Wisconsin has tabbed its next women’s basketball coach and, for the first time in the programs’ 43-year history, the Badgers will be led next season by a male head coach, according to the Wisconsin State Journal.
Jonathan Tsipis is expected to named the seventh coach to lead the women’s basketball team later this week.
Tsipis was most recently the head coach at George Washington University, where he led the Colonials to a 92-38 record and two NCAA Tournament berths in four seasons in the nation's capital.
Tsipis was tasked with re-establishing the Colonials as a national power in April 2012 and, four years later, he will leave the Colonials having accomplished that goal.
He was voted the Atlantic 10 Coach of the Year in 2015 and set program records for wins and winning percentage during his time in Washington D.C. Tsipis led the Colonials to two consecutive A10 Championships in 2015 and 2016, turning around a floundering program which had not made the NCAA Tournament since 2008.
The Wisconsin Athletic Department hopes he is able to spur immediate success in Madison as well, as former head coach Bobbie Kelsey failed to elevate UW to a national power, finishing with a 47-100 record in five seasons.
Prior to his time in Washington D.C., Tsipis was a top assistant at Notre Dame for nine seasons where he also held the dual role as recruiting coordinator.
He began his coaching career in men’s basketball as a graduate assistant for Duke University in 1995-’96. He later had stints coaching at Cornell University, Le Moyne College and Elon University before joining the Fighting Irish and women’s college basketball as a whole.
Tsipis notably will become the first man to coach the women’s basketball team at UW.
Wisconsin, according to the Tucker Center for Research on Girls and Women in Sports most recent study, titled “Head Coaches of Women’s Collegiate Teams,” was assigned a “C” grade for having five female and seven male coaches as of fall 2015.
The Big Ten Conference previously had the second-highest female coach percentage of the seven major conferences studied, but the addition of a male coach to UW’s athletics department will of course affect the aforementioned statistics.
In women’s college basketball, of the 84 schools studied, George Washington and the Atlantic 10 not included, 64 percent of schools had female head coaches compared to 31 percent of jobs which were held by males.
Additionally, while the hiring of a male coach is groundbreaking at Wisconsin, last season according to the Tucker Center, 53.9 percent of the time a coach was fired in women’s college athletics, a male was hired.
The Executive Committee of the University of Wisconsin Board of Regents will hold a teleconference Tuesday to approve Tsipis’ contract, per the State Journal.

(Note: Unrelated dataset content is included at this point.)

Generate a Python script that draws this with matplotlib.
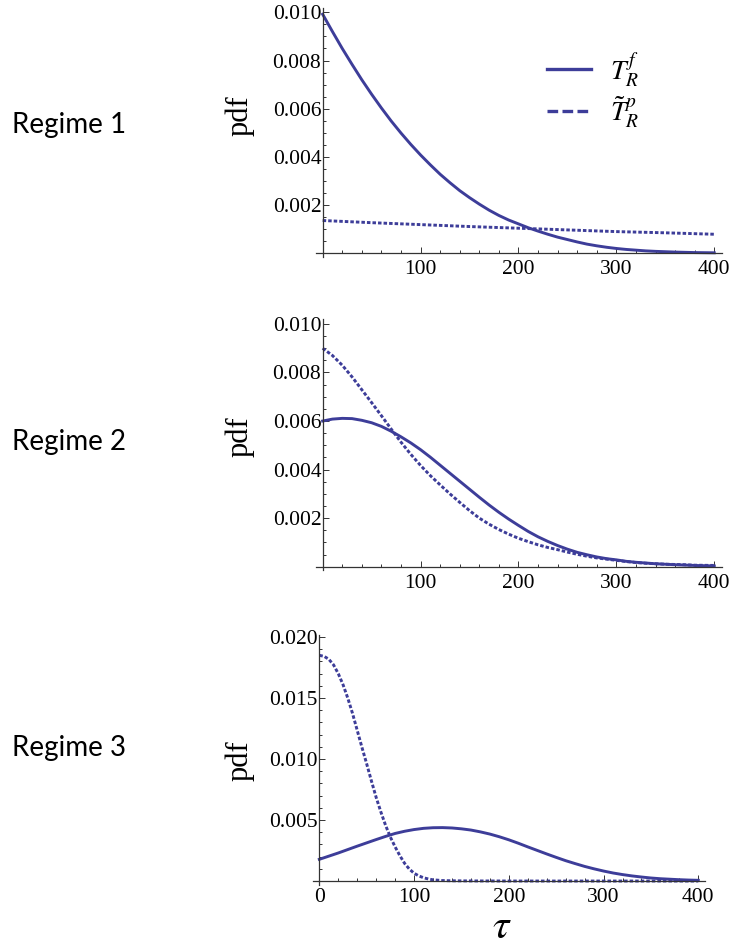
import matplotlib
matplotlib.use("Agg")
import matplotlib.pyplot as plt
from matplotlib.lines import Line2D
from matplotlib.ticker import MultipleLocator, FixedLocator

plt.rcParams["font.family"] = "serif"
plt.rcParams["font.serif"] = ["Liberation Serif", "DejaVu Serif"]
plt.rcParams["mathtext.fontset"] = "stix"

# Data (pdf values, in units of 1e-3)
tau = list(range(0, 401, 10))

# Regime 1
r1_free = [9.92, 9.20, 8.50, 7.84, 7.20, 6.60, 6.03, 5.49, 4.99, 4.52,
           4.08, 3.67, 3.28, 2.93, 2.60, 2.31, 2.04, 1.79, 1.57, 1.38,
           1.22, 1.06, 0.92, 0.79, 0.67, 0.57, 0.47, 0.38, 0.31, 0.25,
           0.20, 0.16, 0.13, 0.10, 0.08, 0.065, 0.05, 0.04, 0.03, 0.025, 0.02]
r1_pass_tau = [0, 50, 100, 150, 200, 250, 300, 350, 400]
r1_pass = [1.36, 1.27, 1.19, 1.11, 1.04, 0.97, 0.90, 0.85, 0.79]

# Regime 2
r2_free = [6.00, 6.08, 6.11, 6.10, 6.03, 5.93, 5.78, 5.58, 5.35, 5.10,
           4.82, 4.51, 4.18, 3.85, 3.52, 3.19, 2.86, 2.54, 2.24, 1.96,
           1.70, 1.45, 1.23, 1.04, 0.87, 0.72, 0.59, 0.49, 0.40, 0.33,
           0.28, 0.22, 0.18, 0.15, 0.12, 0.10, 0.08, 0.065, 0.05, 0.04, 0.03]
r2_pass = [9.00, 8.70, 8.30, 7.82, 7.29, 6.76, 6.22, 5.67, 5.13, 4.63,
           4.17, 3.75, 3.37, 3.00, 2.65, 2.31, 2.00, 1.75, 1.53, 1.34,
           1.17, 1.03, 0.90, 0.79, 0.70, 0.60, 0.51, 0.43, 0.36, 0.31,
           0.26, 0.21, 0.17, 0.14, 0.12, 0.10, 0.09, 0.08, 0.06, 0.055, 0.05]

# Regime 3
r3_free = [1.78, 2.04, 2.30, 2.58, 2.86, 3.13, 3.40, 3.66, 3.90, 4.08,
           4.22, 4.32, 4.37, 4.38, 4.35, 4.28, 4.18, 4.03, 3.85, 3.63,
           3.38, 3.10, 2.80, 2.51, 2.22, 1.94, 1.67, 1.43, 1.20, 1.00,
           0.82, 0.66, 0.53, 0.42, 0.33, 0.25, 0.19, 0.15, 0.11, 0.08, 0.06]
r3_pass_tau = [0, 5, 10, 15, 20, 25, 30, 35, 40, 45, 50, 55, 60, 65, 70,
               75, 80, 85, 90, 95, 100, 105, 110, 115, 120, 130, 140, 160,
               200, 250, 300, 400]
r3_pass = [18.50, 18.42, 18.18, 17.72, 17.00, 16.10, 15.00, 13.75, 12.35,
           10.95, 9.60, 8.20, 6.85, 5.65, 4.55, 3.60, 2.80, 2.08, 1.45,
           0.98, 0.64, 0.42, 0.27, 0.17, 0.10, 0.04, 0.02, 0.008, 0.002,
           0.0005, 0.0, 0.0]

color = "#3d3d99"
lw = 2.1
dots = (1.2, 0.7)

fig = plt.figure(figsize=(7.3, 9.48), dpi=100)

W, H = 730.0, 948.0
# axes boxes in pixels: left, top, right, bottom
boxes = [(315.8, 7.5, 722.1, 256.9),
         (315.8, 319.1, 722.1, 570.3),
         (312.7, 634.6, 705.4, 884.7)]
axes = []
for (l, t, r, b) in boxes:
    axes.append(fig.add_axes([l / W, 1 - b / H, (r - l) / W, (b - t) / H]))

series = [
    (tau, r1_free, r1_pass_tau, r1_pass, (-0.00015, 0.0102), 0.002, 0.0005),
    (tau, r2_free, tau, r2_pass, (-0.00015, 0.0102), 0.002, 0.0005),
    (tau, r3_free, r3_pass_tau, r3_pass, (-0.0003, 0.0202), 0.005, 0.001),
]

for i, (ax, (tf, yf, tp, yp, ylim, ymaj, ymin)) in enumerate(zip(axes, series)):
    ax.plot(tf, [v * 1e-3 for v in yf], color=color, lw=lw,
            solid_joinstyle="round")
    ax.plot(tp, [v * 1e-3 for v in yp], color=color, lw=lw, dashes=dots,
            dash_capstyle="butt")
    if i == 2:
        ax.set_xlim(-7, 407.5)
    else:
        ax.set_xlim(-7, 408)
    ax.set_ylim(*ylim)
    for s in ["top", "right"]:
        ax.spines[s].set_visible(False)
    ax.spines["left"].set_position(("data", 0))
    ax.spines["bottom"].set_position(("data", 0))
    for s in ["left", "bottom"]:
        ax.spines[s].set_linewidth(0.9)
        ax.spines[s].set_color("#333333")
    ax.patch.set_alpha(0)

    if i == 2:
        ax.xaxis.set_major_locator(FixedLocator([0, 100, 200, 300, 400]))
    else:
        ax.xaxis.set_major_locator(FixedLocator([100, 200, 300, 400]))
    ax.xaxis.set_minor_locator(MultipleLocator(20))
    yt = [ymaj * k for k in range(1, 6) if ymaj * k <= ylim[1] + 1e-9]
    ax.yaxis.set_major_locator(FixedLocator(yt))
    ax.yaxis.set_minor_locator(MultipleLocator(ymin))
    ax.set_yticklabels(["%.3f" % v for v in yt])

    ax.tick_params(axis="both", which="both", direction="in", color="#333333",
                   width=0.7, labelsize=15.5)
    ax.tick_params(axis="both", which="major", length=4.5)
    ax.tick_params(axis="both", which="minor", length=2.5)
    ax.tick_params(axis="x", which="major", pad=5)
    ax.tick_params(axis="y", which="major", pad=1)

# legend in the first panel
handles = [Line2D([], [], color=color, lw=2.4),
           Line2D([], [], color=color, lw=2.4, dashes=(3.2, 1.3))]
fig.legend(handles, [r"$T_R^f$", r"$\tilde{T}_R^p$"],
           loc="upper left", bbox_to_anchor=(547 / W, 1 - 50 / H),
           frameon=False, fontsize=20, handlelength=1.58, handletextpad=0.68,
           labelspacing=0.18, borderpad=0, borderaxespad=0)

# side labels
pdf_y = [116, 437, 761]
reg_y = [125, 442, 748]
for k in range(3):
    fig.text(240 / W, 1 - pdf_y[k] / H, "pdf", rotation=90, fontsize=22,
             ha="center", va="center")
    fig.text(12 / W, 1 - reg_y[k] / H, "Regime %d" % (k + 1), fontsize=20,
             family=["Lato", "DejaVu Sans"], ha="left", va="center")

fig.text(502 / W, 1 - 928 / H, r"$\tau$", fontsize=30, ha="center", va="center")

fig.savefig("out.png", dpi=100)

Update: March 28, 8:33 p.m.: Per a George Washington University release, Jonathan Tsipis has officially resigned as head coach of the school’s women’s basketball team. He was under contract through the 2020-'21 season. GW Director of Athletics and recreation Patrick Nero thanked Tsipis for his time with the Colonials.
“Over the last four years, Jonathan has restored the outstanding tradition of GW women’s basketball,” Nero said in the release. "We’re grateful to him, his staff and the student-athletes he coached for brining the program back to the top of the Atlantic 10 and into the national picture. As we wish Jonathan luck, we also look forward to the next chapter of excellence at GW.”
Editor's Note: An earlier version of the story was updated to reflect the fact that Kelsey coached at UW for five seasons.